I believe both polarities on The Subject fail to understand infinity. Infinity is both "part of how God is conceived in the Bible," and is also "part of the definition of time." Essentially, the argument of the atheist is: "God does not exist; time created everything."

The atheists contend, however, that "God cannot be proved."

In fairness, then, atheists ought to be able to offer "a logical conclusion, substantiated by science (their bible), to disprove God."

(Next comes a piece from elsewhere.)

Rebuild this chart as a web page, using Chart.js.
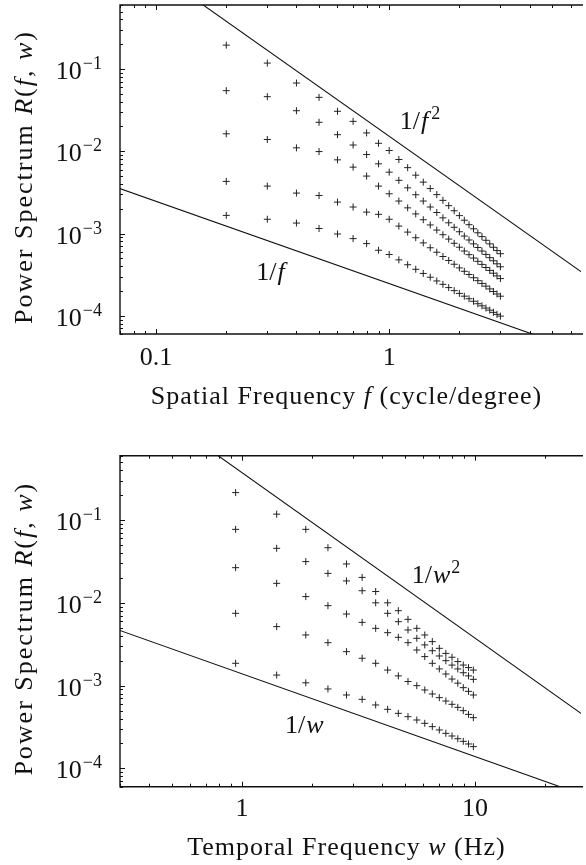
<!DOCTYPE html>
<html>
<head>
<meta charset="utf-8">
<script src="https://cdn.jsdelivr.net/npm/chart.js@4.4.1/dist/chart.umd.min.js"></script>
<style>
  html, body { margin: 0; padding: 0; background: #fff; }
  body { width: 586px; height: 865px; position: relative; overflow: hidden; }
  canvas { position: absolute; left: 0; }
  #spatial { top: 0; }
  #temporal { top: 430px; }
</style>
</head>
<body>
<canvas id="spatial" width="586" height="430"></canvas>
<canvas id="temporal" width="586" height="435"></canvas>
<script>
// Spatial panel (cycle/degree), five rows of measured power
const spatialFreq = [0.2, 0.3, 0.4, 0.5, 0.6, 0.7, 0.8, 0.9, 1.0, 1.1, 1.2, 1.3, 1.4, 1.5,
    1.6, 1.7, 1.8, 1.9, 2.0, 2.1, 2.2, 2.3, 2.4, 2.5, 2.6, 2.7, 2.8, 2.9, 3.0];
const spatialRow1 = [0.195, 0.118, 0.0675, 0.0452, 0.0306, 0.0231, 0.0167, 0.0125, 0.0102,
    0.00794, 0.00632, 0.00512, 0.00421, 0.00352, 0.00297, 0.00253, 0.00218, 0.00189, 0.00165,
    0.00145, 0.00128, 0.00114, 0.00102, 0.000917, 0.000827, 0.000748, 0.00068, 0.00062, 0.000568];
const spatialRow2 = [0.0545, 0.0461, 0.0311, 0.0225, 0.0159, 0.0119, 0.00912, 0.00703, 0.00557,
    0.00443, 0.00359, 0.00296, 0.00248, 0.0021, 0.0018, 0.00155, 0.00135, 0.00119, 0.00105,
    0.000931, 0.000834, 0.000748, 0.000676, 0.000612, 0.000557, 0.000508, 0.000466, 0.000428, 0.000394];
const spatialRow3 = [0.0163, 0.0139, 0.011, 0.00991, 0.00786, 0.00641, 0.00499, 0.00377, 0.00304,
    0.00248, 0.00205, 0.00173, 0.00147, 0.00127, 0.0011, 0.000967, 0.000855, 0.00076, 0.000681,
    0.000612, 0.000553, 0.000503, 0.000459, 0.000421, 0.000386, 0.000356, 0.000329, 0.000305, 0.000283];
const spatialRow4 = [0.0043, 0.00377, 0.0031, 0.0029, 0.00241, 0.0021, 0.00182, 0.00171, 0.00149,
    0.00123, 0.00104, 0.000889, 0.000769, 0.000671, 0.000592, 0.000525, 0.00047, 0.000423, 0.000382,
    0.000347, 0.000317, 0.00029, 0.000267, 0.000247, 0.000229, 0.000212, 0.000197, 0.000184, 0.000173];
const spatialRow5 = [0.00166, 0.00149, 0.00134, 0.00115, 0.000987, 0.000867, 0.000754, 0.000626, 0.000555,
    0.000478, 0.000417, 0.000367, 0.000327, 0.000294, 0.000265, 0.000241, 0.00022, 0.000202, 0.000187,
    0.000173, 0.000161, 0.00015, 0.00014, 0.000132, 0.000124, 0.000117, 0.00011, 0.000104, 0.000099];

// Temporal panel (Hz)
const temporalFreq = [0.94, 1.41, 1.88, 2.34, 2.81, 3.28, 3.75, 4.22, 4.69, 5.16,
    5.63, 6.09, 6.56, 7.03, 7.5, 7.97, 8.44, 8.91, 9.38, 9.84];
const temporalRow1 = [0.215, 0.118, 0.0773, 0.0464, 0.0295, 0.0203, 0.0137, 0.01, 0.00804, 0.00632,
    0.00492, 0.00409, 0.0034, 0.00282, 0.00245, 0.0022, 0.00195, 0.00177, 0.00165, 0.00154];
const temporalRow2 = [0.0773, 0.0456, 0.0315, 0.0227, 0.0184, 0.014, 0.01, 0.00747, 0.00592, 0.0047,
    0.00373, 0.0031, 0.00264, 0.00228, 0.002, 0.00177, 0.00159, 0.00143, 0.00131, 0.00119];
const temporalRow3 = [0.0266, 0.0172, 0.0119, 0.00924, 0.00733, 0.00581, 0.00492, 0.00436, 0.00383, 0.0033,
    0.00269, 0.00224, 0.00186, 0.00159, 0.00138, 0.0012, 0.00107, 0.000944, 0.000852, 0.00077];
const temporalRow4 = [0.00747, 0.00516, 0.00409, 0.0033, 0.00257, 0.00214, 0.00186, 0.00154, 0.00131, 0.00112,
    0.000998, 0.000885, 0.000792, 0.000715, 0.000651, 0.000594, 0.000546, 0.000498, 0.000449, 0.00041];
const temporalRow5 = [0.00186, 0.00134, 0.00108, 0.00091, 0.00077, 0.000682, 0.000583, 0.000517, 0.000462, 0.000421,
    0.000384, 0.00035, 0.000319, 0.000291, 0.000265, 0.000246, 0.000228, 0.000212, 0.000197, 0.000183];

// Reference power laws (two end points each)
const spatialSteepX = [0.1, 8];
const spatialSteepY = [1.52, 0.000238];
const spatialFlatX = [0.05, 8];
const spatialFlatY = [0.00492, 0.0000308];
const temporalSteepX = [0.3, 30];
const temporalSteepY = [4.17, 0.000417];
const temporalFlatX = [0.2, 30];
const temporalFlatY = [0.00695, 0.0000463];

// Axis ranges and tick labels
const powerMin = 6e-5, powerMax = 0.6;
const powerExponents = [-1, -2, -3, -4];
const spatialRange = [0.07, 6.65];
const spatialTickLabels = ['0.1', '1'];
const temporalRange = [0.3, 28.5];
const temporalTickLabels = ['1', '10'];

const SERIF = '"Liberation Serif", "DejaVu Serif", serif';
const INK = '#111';
const BIG = 26, SMALL = 18;

function pairs(xs, ys) {
    return xs.map((x, i) => ({ x: x, y: ys[i] }));
}

// 1..9 x 10^n values inside a range, split into decades and the rest
function logTicks(min, max) {
    const major = [], minor = [];
    for (let e = Math.floor(Math.log10(min)); e <= Math.ceil(Math.log10(max)); e++) {
        for (let m = 1; m <= 9; m++) {
            const v = m * Math.pow(10, e);
            if (v < min * 0.999 || v > max * 1.001) continue;
            (m === 1 ? major : minor).push(v);
        }
    }
    return { major, minor };
}

// draw runs of plain / italic text, centred on x
function richText(ctx, parts, x, y, size) {
    let total = 0;
    parts.forEach(p => {
        ctx.font = (p.it ? 'italic ' : '') + size + 'px ' + SERIF;
        p.w = ctx.measureText(p.t).width;
        total += p.w;
    });
    let cx = x - total / 2;
    parts.forEach(p => {
        ctx.font = (p.it ? 'italic ' : '') + size + 'px ' + SERIF;
        ctx.fillText(p.t, cx, y);
        cx += p.w;
    });
}

const framePlugin = {
    id: 'frame',
    afterDatasetsDraw(chart, args, opts) {
        const ctx = chart.ctx;
        const a = chart.chartArea;
        const xs = chart.scales.x, ys = chart.scales.y;
        ctx.save();
        ctx.strokeStyle = INK;
        ctx.fillStyle = INK;

        // box (right side falls outside the picture)
        ctx.lineWidth = 1.4;
        ctx.beginPath();
        ctx.moveTo(a.right + 2, a.top);
        ctx.lineTo(a.left, a.top);
        ctx.lineTo(a.left, a.bottom);
        ctx.lineTo(a.right + 2, a.bottom);
        ctx.stroke();

        // inward ticks
        ctx.lineWidth = 1;
        const xt = logTicks(xs.min, xs.max);
        const yt = logTicks(ys.min, ys.max);
        ctx.beginPath();
        [[xt.major, 5], [xt.minor, 3]].forEach(([vals, len]) => {
            vals.forEach(v => {
                const px = Math.round(xs.getPixelForValue(v)) + 0.5;
                ctx.moveTo(px, a.bottom); ctx.lineTo(px, a.bottom - len);
                ctx.moveTo(px, a.top); ctx.lineTo(px, a.top + len);
            });
        });
        [[yt.major, 5], [yt.minor, 3]].forEach(([vals, len]) => {
            vals.forEach(v => {
                const py = Math.round(ys.getPixelForValue(v)) + 0.5;
                ctx.moveTo(a.left, py); ctx.lineTo(a.left + len, py);
            });
        });
        ctx.stroke();

        // y tick labels 10^n
        ctx.textBaseline = 'alphabetic';
        ctx.textAlign = 'left';
        powerExponents.forEach(e => {
            const py = ys.getPixelForValue(Math.pow(10, e));
            const sup = '\u2212' + Math.abs(e);
            ctx.font = SMALL + 'px ' + SERIF;
            const wSup = ctx.measureText(sup).width;
            ctx.font = BIG + 'px ' + SERIF;
            const wBase = ctx.measureText('10').width;
            const right = a.left - 18;
            ctx.fillText('10', right - wSup - 1 - wBase, py + 10);
            ctx.font = SMALL + 'px ' + SERIF;
            ctx.fillText(sup, right - wSup, py);
        });

        // x tick labels at decades
        ctx.textAlign = 'center';
        ctx.font = BIG + 'px ' + SERIF;
        opts.xLabels.forEach(t => {
            ctx.fillText(t, xs.getPixelForValue(parseFloat(t)), a.bottom + opts.labelDrop);
        });

        // axis titles, spaced out a little like the TeX face
        ctx.textAlign = 'left';
        ctx.letterSpacing = '1px';
        richText(ctx, opts.xTitle, (a.left + a.right) / 2 - 4, a.bottom + opts.titleDrop, BIG);
        ctx.save();
        ctx.translate(32, (a.top + a.bottom) / 2 + 7.5);
        ctx.rotate(-Math.PI / 2);
        ctx.letterSpacing = '2px';
        richText(ctx, [
            { t: 'Power Spectrum ' }, { t: 'R', it: true }, { t: '(' }, { t: 'f', it: true },
            { t: ', ' }, { t: 'w', it: true }, { t: ')' }
        ], 0, 0, BIG);
        ctx.restore();
        ctx.letterSpacing = '0px';

        // labels next to the reference lines
        opts.lineLabels.forEach(l => {
            let px = xs.getPixelForValue(l.x);
            const py = ys.getPixelForValue(l.y);
            ctx.font = BIG + 'px ' + SERIF;
            ctx.fillText('1/', px, py);
            px += ctx.measureText('1/').width + 1;
            ctx.font = 'italic ' + BIG + 'px ' + SERIF;
            ctx.fillText(l.v, px, py);
            px += ctx.measureText(l.v).width + l.gap;
            if (l.sup) {
                ctx.font = SMALL + 'px ' + SERIF;
                ctx.fillText(l.sup, px, py - 10);
            }
        });
        ctx.restore();
    }
};

function markSet(xs, ys) {
    return {
        data: pairs(xs, ys), showLine: false, pointStyle: 'cross',
        pointRadius: 3.5, pointBorderWidth: 1, borderColor: '#222', pointBorderColor: '#222'
    };
}

function lineSet(xs, ys) {
    return {
        data: pairs(xs, ys), showLine: true, pointRadius: 0,
        borderColor: INK, borderWidth: 1.1
    };
}

function makePanel(id, cfg) {
    return new Chart(document.getElementById(id), {
        type: 'scatter',
        data: {
            datasets: cfg.rows.map(r => markSet(cfg.freq, r)).concat(cfg.lines.map(l => lineSet(l[0], l[1])))
        },
        options: {
            responsive: false,
            animation: false,
            devicePixelRatio: 1,
            layout: { padding: { left: 120, right: 0, top: cfg.padTop, bottom: cfg.padBottom } },
            plugins: {
                legend: { display: false },
                tooltip: { enabled: false },
                frame: cfg.frame
            },
            scales: {
                x: { type: 'logarithmic', min: cfg.range[0], max: cfg.range[1], display: false },
                y: { type: 'logarithmic', min: powerMin, max: powerMax, display: false }
            }
        },
        plugins: [framePlugin]
    });
}

makePanel('spatial', {
    freq: spatialFreq,
    rows: [spatialRow1, spatialRow2, spatialRow3, spatialRow4, spatialRow5],
    lines: [[spatialSteepX, spatialSteepY], [spatialFlatX, spatialFlatY]],
    range: spatialRange,
    padTop: 4, padBottom: 96,
    frame: {
        xLabels: spatialTickLabels,
        labelDrop: 31,
        titleDrop: 70,
        xTitle: [{ t: 'Spatial Frequency ' }, { t: 'f', it: true }, { t: ' (cycle/degree)' }],
        lineLabels: [{ x: 1.11, y: 0.0188, v: 'f', sup: '2', gap: 3 }, { x: 0.269, y: 0.000271, v: 'f', gap: 3 }]
    }
});

makePanel('temporal', {
    freq: temporalFreq,
    rows: [temporalRow1, temporalRow2, temporalRow3, temporalRow4, temporalRow5],
    lines: [[temporalSteepX, temporalSteepY], [temporalFlatX, temporalFlatY]],
    range: temporalRange,
    padTop: 25.7, padBottom: 78.3,
    frame: {
        xLabels: temporalTickLabels,
        labelDrop: 29,
        titleDrop: 68.5,
        xTitle: [{ t: 'Temporal Frequency ' }, { t: 'w', it: true }, { t: ' (Hz)' }],
        lineLabels: [{ x: 5.35, y: 0.0174, v: 'w', sup: '2', gap: 1 }, { x: 1.53, y: 0.000267, v: 'w', gap: 1 }]
    }
});
</script>
</body>
</html>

They may point out the contradictions in the Bible as evidence that "the Bible is not true, offering the only other option is false." To those with scientific principles, I ask then if that does not contradict "infinity?" If so, is "infinity" not a part of "both science and math?" That is also not "proof, but uncertainty."

BONDI'S THEORY

In 1959, Hermann Bondi theorized "physical laws apply when mass 'is less than zero,' but, in general relativity, physical laws would work inversely on anti-mass." Others claim to have proved that to be true, but "admitted the virtual impossibility of proving there is such a thing as anti-mass;" no one, however, has disproved it.